* Aim
Repeat the material below exactly, with no pictures.

* Available data
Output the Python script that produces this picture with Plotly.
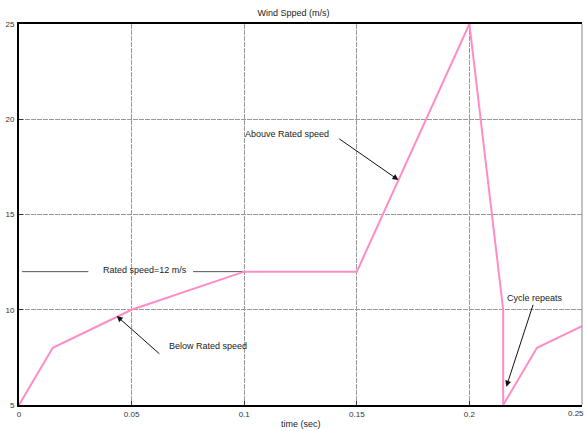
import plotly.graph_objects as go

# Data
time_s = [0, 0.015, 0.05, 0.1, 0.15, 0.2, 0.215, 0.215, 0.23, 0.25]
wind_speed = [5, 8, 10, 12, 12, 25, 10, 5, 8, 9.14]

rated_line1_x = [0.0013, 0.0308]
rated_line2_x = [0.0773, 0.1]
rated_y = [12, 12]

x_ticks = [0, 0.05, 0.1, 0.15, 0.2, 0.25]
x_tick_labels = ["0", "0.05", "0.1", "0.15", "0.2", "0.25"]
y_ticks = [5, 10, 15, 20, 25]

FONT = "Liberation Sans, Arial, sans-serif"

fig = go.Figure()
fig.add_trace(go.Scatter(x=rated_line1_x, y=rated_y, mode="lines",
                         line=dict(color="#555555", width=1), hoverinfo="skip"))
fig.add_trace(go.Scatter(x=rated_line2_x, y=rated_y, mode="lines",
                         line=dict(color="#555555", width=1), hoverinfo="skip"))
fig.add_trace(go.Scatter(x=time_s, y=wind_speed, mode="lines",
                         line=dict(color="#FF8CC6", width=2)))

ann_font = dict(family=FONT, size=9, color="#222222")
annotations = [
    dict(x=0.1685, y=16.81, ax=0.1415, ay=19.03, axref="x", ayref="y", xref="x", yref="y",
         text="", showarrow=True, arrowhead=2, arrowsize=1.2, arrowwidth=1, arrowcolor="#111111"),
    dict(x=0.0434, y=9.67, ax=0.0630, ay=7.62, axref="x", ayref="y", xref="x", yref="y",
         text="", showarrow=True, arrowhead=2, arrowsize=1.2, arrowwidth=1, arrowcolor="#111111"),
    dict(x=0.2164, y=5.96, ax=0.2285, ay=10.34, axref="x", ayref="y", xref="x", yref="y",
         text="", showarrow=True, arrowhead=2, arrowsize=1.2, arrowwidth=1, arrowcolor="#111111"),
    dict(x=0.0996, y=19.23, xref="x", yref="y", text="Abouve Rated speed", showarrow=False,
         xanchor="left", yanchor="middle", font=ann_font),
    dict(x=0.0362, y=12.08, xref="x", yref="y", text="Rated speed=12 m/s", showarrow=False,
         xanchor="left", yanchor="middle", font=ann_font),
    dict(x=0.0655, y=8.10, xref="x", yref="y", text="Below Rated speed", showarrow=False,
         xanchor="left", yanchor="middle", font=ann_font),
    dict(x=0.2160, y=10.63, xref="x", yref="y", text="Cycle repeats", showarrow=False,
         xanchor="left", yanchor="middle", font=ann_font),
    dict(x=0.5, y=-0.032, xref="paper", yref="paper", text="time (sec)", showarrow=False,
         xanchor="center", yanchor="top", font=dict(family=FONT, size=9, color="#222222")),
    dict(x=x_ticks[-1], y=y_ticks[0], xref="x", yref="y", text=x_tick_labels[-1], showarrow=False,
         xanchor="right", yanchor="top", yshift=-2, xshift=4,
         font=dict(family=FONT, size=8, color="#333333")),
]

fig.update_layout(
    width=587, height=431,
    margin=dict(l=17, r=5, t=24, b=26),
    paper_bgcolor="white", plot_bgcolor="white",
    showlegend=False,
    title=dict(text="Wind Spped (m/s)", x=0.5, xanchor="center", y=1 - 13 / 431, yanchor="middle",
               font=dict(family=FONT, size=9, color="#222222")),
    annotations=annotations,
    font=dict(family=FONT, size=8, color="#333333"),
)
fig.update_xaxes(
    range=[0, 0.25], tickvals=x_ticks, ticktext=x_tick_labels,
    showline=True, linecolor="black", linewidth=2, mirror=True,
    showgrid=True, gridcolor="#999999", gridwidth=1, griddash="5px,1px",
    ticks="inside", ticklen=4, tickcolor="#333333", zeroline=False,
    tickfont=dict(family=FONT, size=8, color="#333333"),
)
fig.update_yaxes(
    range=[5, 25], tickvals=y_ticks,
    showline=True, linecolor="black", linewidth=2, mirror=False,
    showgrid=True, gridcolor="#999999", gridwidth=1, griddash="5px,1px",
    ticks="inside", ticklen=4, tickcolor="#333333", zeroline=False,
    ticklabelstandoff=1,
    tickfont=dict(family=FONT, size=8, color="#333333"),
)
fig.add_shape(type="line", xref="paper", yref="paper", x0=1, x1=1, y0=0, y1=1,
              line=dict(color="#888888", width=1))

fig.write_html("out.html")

* Written solution
Output the Python script that produces this picture with Plotly.
import plotly.graph_objects as go

# Data
time_s = [0, 0.015, 0.05, 0.1, 0.15, 0.2, 0.215, 0.215, 0.23, 0.25]
wind_speed = [5, 8, 10, 12, 12, 25, 10, 5, 8, 9.14]

rated_line1_x = [0.0013, 0.0308]
rated_line2_x = [0.0773, 0.1]
rated_y = [12, 12]

x_ticks = [0, 0.05, 0.1, 0.15, 0.2, 0.25]
x_tick_labels = ["0", "0.05", "0.1", "0.15", "0.2", "0.25"]
y_ticks = [5, 10, 15, 20, 25]

FONT = "Liberation Sans, Arial, sans-serif"

fig = go.Figure()
fig.add_trace(go.Scatter(x=rated_line1_x, y=rated_y, mode="lines",
                         line=dict(color="#555555", width=1), hoverinfo="skip"))
fig.add_trace(go.Scatter(x=rated_line2_x, y=rated_y, mode="lines",
                         line=dict(color="#555555", width=1), hoverinfo="skip"))
fig.add_trace(go.Scatter(x=time_s, y=wind_speed, mode="lines",
                         line=dict(color="#FF8CC6", width=2)))

ann_font = dict(family=FONT, size=9, color="#222222")
annotations = [
    dict(x=0.1685, y=16.81, ax=0.1415, ay=19.03, axref="x", ayref="y", xref="x", yref="y",
         text="", showarrow=True, arrowhead=2, arrowsize=1.2, arrowwidth=1, arrowcolor="#111111"),
    dict(x=0.0434, y=9.67, ax=0.0630, ay=7.62, axref="x", ayref="y", xref="x", yref="y",
         text="", showarrow=True, arrowhead=2, arrowsize=1.2, arrowwidth=1, arrowcolor="#111111"),
    dict(x=0.2164, y=5.96, ax=0.2285, ay=10.34, axref="x", ayref="y", xref="x", yref="y",
         text="", showarrow=True, arrowhead=2, arrowsize=1.2, arrowwidth=1, arrowcolor="#111111"),
    dict(x=0.0996, y=19.23, xref="x", yref="y", text="Abouve Rated speed", showarrow=False,
         xanchor="left", yanchor="middle", font=ann_font),
    dict(x=0.0362, y=12.08, xref="x", yref="y", text="Rated speed=12 m/s", showarrow=False,
         xanchor="left", yanchor="middle", font=ann_font),
    dict(x=0.0655, y=8.10, xref="x", yref="y", text="Below Rated speed", showarrow=False,
         xanchor="left", yanchor="middle", font=ann_font),
    dict(x=0.2160, y=10.63, xref="x", yref="y", text="Cycle repeats", showarrow=False,
         xanchor="left", yanchor="middle", font=ann_font),
    dict(x=0.5, y=-0.032, xref="paper", yref="paper", text="time (sec)", showarrow=False,
         xanchor="center", yanchor="top", font=dict(family=FONT, size=9, color="#222222")),
    dict(x=x_ticks[-1], y=y_ticks[0], xref="x", yref="y", text=x_tick_labels[-1], showarrow=False,
         xanchor="right", yanchor="top", yshift=-2, xshift=4,
         font=dict(family=FONT, size=8, color="#333333")),
]

fig.update_layout(
    width=587, height=431,
    margin=dict(l=17, r=5, t=24, b=26),
    paper_bgcolor="white", plot_bgcolor="white",
    showlegend=False,
    title=dict(text="Wind Spped (m/s)", x=0.5, xanchor="center", y=1 - 13 / 431, yanchor="middle",
               font=dict(family=FONT, size=9, color="#222222")),
    annotations=annotations,
    font=dict(family=FONT, size=8, color="#333333"),
)
fig.update_xaxes(
    range=[0, 0.25], tickvals=x_ticks, ticktext=x_tick_labels,
    showline=True, linecolor="black", linewidth=2, mirror=True,
    showgrid=True, gridcolor="#999999", gridwidth=1, griddash="5px,1px",
    ticks="inside", ticklen=4, tickcolor="#333333", zeroline=False,
    tickfont=dict(family=FONT, size=8, color="#333333"),
)
fig.update_yaxes(
    range=[5, 25], tickvals=y_ticks,
    showline=True, linecolor="black", linewidth=2, mirror=False,
    showgrid=True, gridcolor="#999999", gridwidth=1, griddash="5px,1px",
    ticks="inside", ticklen=4, tickcolor="#333333", zeroline=False,
    ticklabelstandoff=1,
    tickfont=dict(family=FONT, size=8, color="#333333"),
)
fig.add_shape(type="line", xref="paper", yref="paper", x0=1, x1=1, y0=0, y1=1,
              line=dict(color="#888888", width=1))

fig.write_html("out.html")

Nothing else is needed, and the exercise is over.